WHAT TO DO>
Restate the data exactly as given and keep the pictures out.

GIVEN DATA>

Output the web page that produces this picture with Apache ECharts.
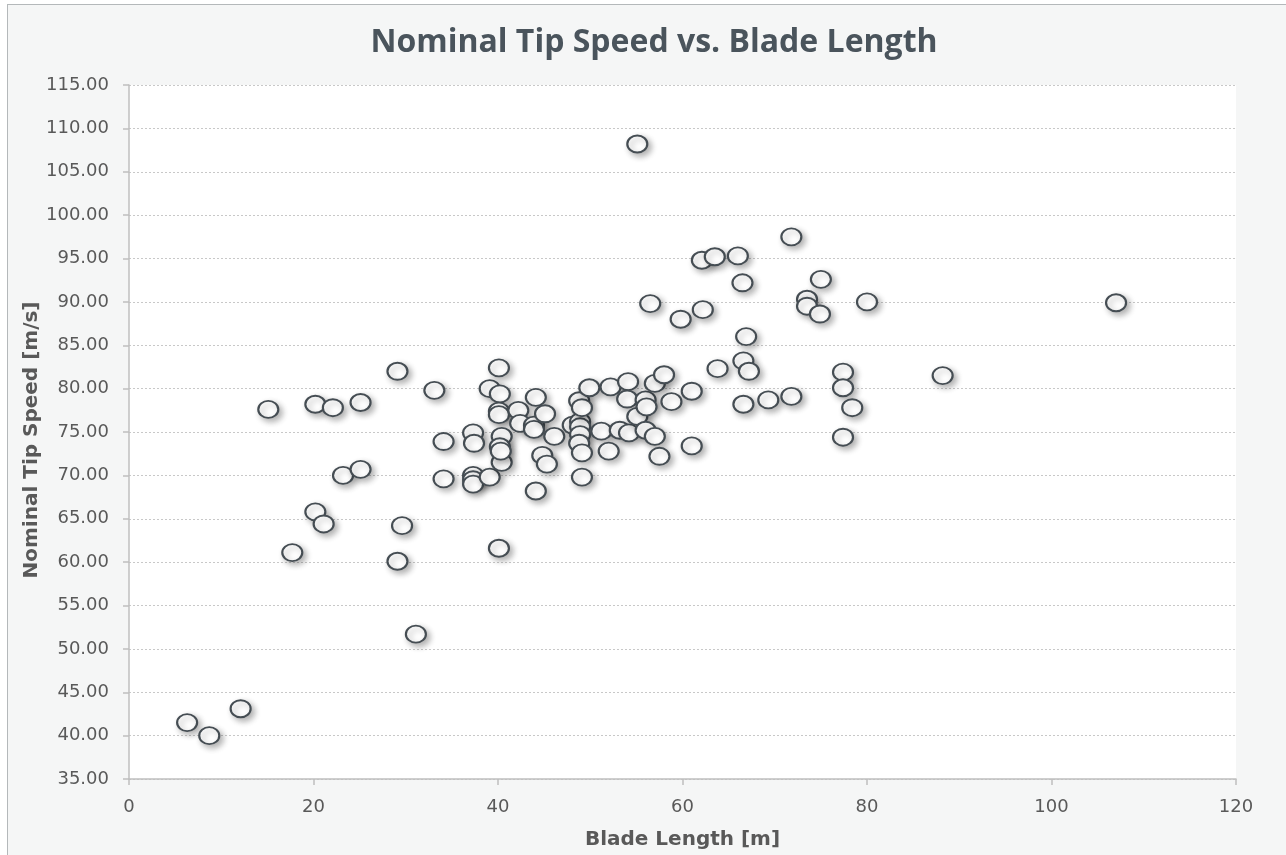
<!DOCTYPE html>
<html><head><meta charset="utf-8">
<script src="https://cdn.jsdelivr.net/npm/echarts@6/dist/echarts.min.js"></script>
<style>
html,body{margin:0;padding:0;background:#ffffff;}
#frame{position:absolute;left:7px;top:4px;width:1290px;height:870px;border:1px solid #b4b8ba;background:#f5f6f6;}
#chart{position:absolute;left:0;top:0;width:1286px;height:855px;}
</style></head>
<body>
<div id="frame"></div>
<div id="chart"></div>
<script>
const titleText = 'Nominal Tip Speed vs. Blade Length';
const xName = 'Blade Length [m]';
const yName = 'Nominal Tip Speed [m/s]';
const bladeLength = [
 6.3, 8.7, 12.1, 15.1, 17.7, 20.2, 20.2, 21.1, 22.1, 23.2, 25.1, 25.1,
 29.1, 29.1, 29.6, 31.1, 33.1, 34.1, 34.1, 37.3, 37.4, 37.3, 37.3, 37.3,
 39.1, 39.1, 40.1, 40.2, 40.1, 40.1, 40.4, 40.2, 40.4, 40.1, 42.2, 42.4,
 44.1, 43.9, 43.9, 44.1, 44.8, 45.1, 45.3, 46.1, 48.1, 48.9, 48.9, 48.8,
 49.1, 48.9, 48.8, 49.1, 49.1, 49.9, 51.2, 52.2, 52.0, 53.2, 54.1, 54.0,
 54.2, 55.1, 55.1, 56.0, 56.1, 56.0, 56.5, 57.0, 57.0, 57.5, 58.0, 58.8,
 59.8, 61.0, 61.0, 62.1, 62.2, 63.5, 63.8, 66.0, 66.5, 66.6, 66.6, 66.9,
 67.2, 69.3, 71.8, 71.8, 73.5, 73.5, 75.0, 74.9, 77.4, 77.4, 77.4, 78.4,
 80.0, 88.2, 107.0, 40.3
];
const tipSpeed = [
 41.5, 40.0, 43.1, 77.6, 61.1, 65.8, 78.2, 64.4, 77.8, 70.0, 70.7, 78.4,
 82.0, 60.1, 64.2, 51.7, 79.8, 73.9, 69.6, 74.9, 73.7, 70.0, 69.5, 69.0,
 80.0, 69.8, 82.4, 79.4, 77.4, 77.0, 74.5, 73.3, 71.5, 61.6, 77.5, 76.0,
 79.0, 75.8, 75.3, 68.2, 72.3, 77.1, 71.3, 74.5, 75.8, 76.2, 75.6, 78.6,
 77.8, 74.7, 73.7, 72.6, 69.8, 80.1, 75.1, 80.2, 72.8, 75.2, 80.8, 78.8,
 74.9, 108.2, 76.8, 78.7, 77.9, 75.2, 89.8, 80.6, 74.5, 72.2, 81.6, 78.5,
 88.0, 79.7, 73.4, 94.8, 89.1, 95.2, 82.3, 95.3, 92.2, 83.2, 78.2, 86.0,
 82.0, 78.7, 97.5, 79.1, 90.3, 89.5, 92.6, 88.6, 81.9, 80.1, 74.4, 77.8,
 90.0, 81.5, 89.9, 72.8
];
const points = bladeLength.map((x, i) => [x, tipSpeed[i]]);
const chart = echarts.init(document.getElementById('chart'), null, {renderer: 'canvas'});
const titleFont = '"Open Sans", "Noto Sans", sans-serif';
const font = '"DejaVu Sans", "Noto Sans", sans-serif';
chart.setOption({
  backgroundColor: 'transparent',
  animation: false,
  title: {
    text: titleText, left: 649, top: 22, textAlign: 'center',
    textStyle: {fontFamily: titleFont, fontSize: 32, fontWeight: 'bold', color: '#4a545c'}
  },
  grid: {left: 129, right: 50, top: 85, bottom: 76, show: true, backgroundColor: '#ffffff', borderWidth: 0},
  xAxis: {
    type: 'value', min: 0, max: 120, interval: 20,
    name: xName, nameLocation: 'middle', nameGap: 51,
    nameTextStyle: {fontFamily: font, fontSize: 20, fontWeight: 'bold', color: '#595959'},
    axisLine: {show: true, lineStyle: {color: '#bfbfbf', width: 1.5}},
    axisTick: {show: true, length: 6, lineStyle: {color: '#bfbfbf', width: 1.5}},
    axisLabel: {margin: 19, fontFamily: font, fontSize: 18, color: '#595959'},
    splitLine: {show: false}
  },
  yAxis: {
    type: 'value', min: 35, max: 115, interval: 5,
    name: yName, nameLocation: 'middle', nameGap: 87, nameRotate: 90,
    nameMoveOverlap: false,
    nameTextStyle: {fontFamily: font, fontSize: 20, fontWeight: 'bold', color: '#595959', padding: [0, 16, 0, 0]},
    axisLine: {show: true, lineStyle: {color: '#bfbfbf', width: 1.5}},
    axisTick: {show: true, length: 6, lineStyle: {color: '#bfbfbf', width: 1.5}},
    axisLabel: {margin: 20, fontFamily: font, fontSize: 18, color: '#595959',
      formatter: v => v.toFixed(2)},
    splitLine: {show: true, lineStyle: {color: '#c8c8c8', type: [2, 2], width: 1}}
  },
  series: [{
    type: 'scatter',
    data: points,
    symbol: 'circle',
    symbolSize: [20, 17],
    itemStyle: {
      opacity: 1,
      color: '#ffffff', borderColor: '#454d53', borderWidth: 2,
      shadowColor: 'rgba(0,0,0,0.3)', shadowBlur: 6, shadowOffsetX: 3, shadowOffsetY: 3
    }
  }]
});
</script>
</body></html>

SOLUTION>
Output the web page that produces this picture with Apache ECharts.
<!DOCTYPE html>
<html><head><meta charset="utf-8">
<script src="https://cdn.jsdelivr.net/npm/echarts@6/dist/echarts.min.js"></script>
<style>
html,body{margin:0;padding:0;background:#ffffff;}
#frame{position:absolute;left:7px;top:4px;width:1290px;height:870px;border:1px solid #b4b8ba;background:#f5f6f6;}
#chart{position:absolute;left:0;top:0;width:1286px;height:855px;}
</style></head>
<body>
<div id="frame"></div>
<div id="chart"></div>
<script>
const titleText = 'Nominal Tip Speed vs. Blade Length';
const xName = 'Blade Length [m]';
const yName = 'Nominal Tip Speed [m/s]';
const bladeLength = [
 6.3, 8.7, 12.1, 15.1, 17.7, 20.2, 20.2, 21.1, 22.1, 23.2, 25.1, 25.1,
 29.1, 29.1, 29.6, 31.1, 33.1, 34.1, 34.1, 37.3, 37.4, 37.3, 37.3, 37.3,
 39.1, 39.1, 40.1, 40.2, 40.1, 40.1, 40.4, 40.2, 40.4, 40.1, 42.2, 42.4,
 44.1, 43.9, 43.9, 44.1, 44.8, 45.1, 45.3, 46.1, 48.1, 48.9, 48.9, 48.8,
 49.1, 48.9, 48.8, 49.1, 49.1, 49.9, 51.2, 52.2, 52.0, 53.2, 54.1, 54.0,
 54.2, 55.1, 55.1, 56.0, 56.1, 56.0, 56.5, 57.0, 57.0, 57.5, 58.0, 58.8,
 59.8, 61.0, 61.0, 62.1, 62.2, 63.5, 63.8, 66.0, 66.5, 66.6, 66.6, 66.9,
 67.2, 69.3, 71.8, 71.8, 73.5, 73.5, 75.0, 74.9, 77.4, 77.4, 77.4, 78.4,
 80.0, 88.2, 107.0, 40.3
];
const tipSpeed = [
 41.5, 40.0, 43.1, 77.6, 61.1, 65.8, 78.2, 64.4, 77.8, 70.0, 70.7, 78.4,
 82.0, 60.1, 64.2, 51.7, 79.8, 73.9, 69.6, 74.9, 73.7, 70.0, 69.5, 69.0,
 80.0, 69.8, 82.4, 79.4, 77.4, 77.0, 74.5, 73.3, 71.5, 61.6, 77.5, 76.0,
 79.0, 75.8, 75.3, 68.2, 72.3, 77.1, 71.3, 74.5, 75.8, 76.2, 75.6, 78.6,
 77.8, 74.7, 73.7, 72.6, 69.8, 80.1, 75.1, 80.2, 72.8, 75.2, 80.8, 78.8,
 74.9, 108.2, 76.8, 78.7, 77.9, 75.2, 89.8, 80.6, 74.5, 72.2, 81.6, 78.5,
 88.0, 79.7, 73.4, 94.8, 89.1, 95.2, 82.3, 95.3, 92.2, 83.2, 78.2, 86.0,
 82.0, 78.7, 97.5, 79.1, 90.3, 89.5, 92.6, 88.6, 81.9, 80.1, 74.4, 77.8,
 90.0, 81.5, 89.9, 72.8
];
const points = bladeLength.map((x, i) => [x, tipSpeed[i]]);
const chart = echarts.init(document.getElementById('chart'), null, {renderer: 'canvas'});
const titleFont = '"Open Sans", "Noto Sans", sans-serif';
const font = '"DejaVu Sans", "Noto Sans", sans-serif';
chart.setOption({
  backgroundColor: 'transparent',
  animation: false,
  title: {
    text: titleText, left: 649, top: 22, textAlign: 'center',
    textStyle: {fontFamily: titleFont, fontSize: 32, fontWeight: 'bold', color: '#4a545c'}
  },
  grid: {left: 129, right: 50, top: 85, bottom: 76, show: true, backgroundColor: '#ffffff', borderWidth: 0},
  xAxis: {
    type: 'value', min: 0, max: 120, interval: 20,
    name: xName, nameLocation: 'middle', nameGap: 51,
    nameTextStyle: {fontFamily: font, fontSize: 20, fontWeight: 'bold', color: '#595959'},
    axisLine: {show: true, lineStyle: {color: '#bfbfbf', width: 1.5}},
    axisTick: {show: true, length: 6, lineStyle: {color: '#bfbfbf', width: 1.5}},
    axisLabel: {margin: 19, fontFamily: font, fontSize: 18, color: '#595959'},
    splitLine: {show: false}
  },
  yAxis: {
    type: 'value', min: 35, max: 115, interval: 5,
    name: yName, nameLocation: 'middle', nameGap: 87, nameRotate: 90,
    nameMoveOverlap: false,
    nameTextStyle: {fontFamily: font, fontSize: 20, fontWeight: 'bold', color: '#595959', padding: [0, 16, 0, 0]},
    axisLine: {show: true, lineStyle: {color: '#bfbfbf', width: 1.5}},
    axisTick: {show: true, length: 6, lineStyle: {color: '#bfbfbf', width: 1.5}},
    axisLabel: {margin: 20, fontFamily: font, fontSize: 18, color: '#595959',
      formatter: v => v.toFixed(2)},
    splitLine: {show: true, lineStyle: {color: '#c8c8c8', type: [2, 2], width: 1}}
  },
  series: [{
    type: 'scatter',
    data: points,
    symbol: 'circle',
    symbolSize: [20, 17],
    itemStyle: {
      opacity: 1,
      color: '#ffffff', borderColor: '#454d53', borderWidth: 2,
      shadowColor: 'rgba(0,0,0,0.3)', shadowBlur: 6, shadowOffsetX: 3, shadowOffsetY: 3
    }
  }]
});
</script>
</body></html>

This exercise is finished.